Organizações de imigrantes, Centrais Sindicais, Sindicatos e Sociedade Civil protestam contra política desumana de expatriação adotada pelo presidente americano
Por Fábia Medeiros. Edição Jaqueline Bertoldo
9.fev.2025
Aconteceu nesta sexta-feira (7), na Câmara Municipal de São Paulo, no Auditório Sérgio Vieira, o "Ato Político Contra as Deportações de Migrantes pelo Governo Trump". O objetivo do encontro se deu em virtude da forma indignante como os brasileiros chegaram ao país no último dia 24 de janeiro. Os nacionais desembarcaram na capital mineira algemados e acorrentados. Conforme relatos, os passageiros foram tratados de forma violenta pelos agentes americanos. Vale lembrar que a Declaração Universal dos Direitos Humanos garante, no artigo XIII a liberdade de circulação e assegura, no artigo V, que ninguém será submetido a tratamentos degradantes.
Participaram do debate representantes das organizações parceiras, das comunidades de imigrantes e da sociedade civil, e contou com a presença da vereadora Luna Zarattini e do deputado federal Carlos Zarattini. O debate foi mediado por Paulo Iles, diretor executivo da Rede Sem Fronteiras e do CDHIC, e ativista de Direitos Humanos.
Durante a abertura, Paulo destacou o pioneirismo do governo de Fernando Haddad (2013-2016) à frente da Prefeitura de São Paulo, quando foi instituída a Coordenação de Políticas para Migrantes do País, no âmbito da Secretaria Municipal de Direitos Humanos e Cidadania (SMDHC).

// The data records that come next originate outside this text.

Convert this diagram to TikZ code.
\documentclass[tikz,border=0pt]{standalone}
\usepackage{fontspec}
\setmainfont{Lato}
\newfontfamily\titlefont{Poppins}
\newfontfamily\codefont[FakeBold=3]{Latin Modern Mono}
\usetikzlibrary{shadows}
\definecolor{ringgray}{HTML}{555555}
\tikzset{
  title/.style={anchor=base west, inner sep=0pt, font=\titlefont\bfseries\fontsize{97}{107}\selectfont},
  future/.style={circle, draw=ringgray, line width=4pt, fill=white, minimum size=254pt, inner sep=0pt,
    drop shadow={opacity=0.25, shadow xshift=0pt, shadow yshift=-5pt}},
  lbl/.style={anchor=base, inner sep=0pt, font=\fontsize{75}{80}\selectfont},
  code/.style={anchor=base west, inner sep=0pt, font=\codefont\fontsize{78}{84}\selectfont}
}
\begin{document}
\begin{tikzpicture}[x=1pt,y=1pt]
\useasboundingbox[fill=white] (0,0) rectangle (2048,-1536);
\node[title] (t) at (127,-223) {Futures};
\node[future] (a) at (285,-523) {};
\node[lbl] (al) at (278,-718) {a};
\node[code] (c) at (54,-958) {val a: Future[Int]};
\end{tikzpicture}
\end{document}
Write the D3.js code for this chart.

APRESENTAÇÕES e MANIFESTOS
O deputado federal Carlos Zarattini iniciou a sua fala lembrando das lutas que vem travando desde os idos de 2007, quando da obtenção da anistia aos imigrantes irregulares no Brasil, e em 2017 com a aprovação da Nova Lei de Migração (Lei 13.445). Zarattini também destacou o crescimento da extrema direita mundial e condenou as práticas violentas e racistas adotadas pelo atual presidente americano. “É um clima de terror que se instalou nos EUA. Ele propôs uma limpeza étnica na Faixa de Gaza. Quer dizer, a expulsão dos palestinos do seu território? Até onde vão os limites de Donald Trump?”, disse. O parlamentar ainda reforçou a importância da luta e da mobilização popular pelo direito ao voto e citou a PEC 347/2013 - Aqui vivo, aqui voto, da qual é autor, e que concede direitos políticos a imigrantes residentes no Brasil. “Vamos pensar em organizar comitês em outras cidades do Brasil, porque é necessária uma resistência", concluiu Zarattini.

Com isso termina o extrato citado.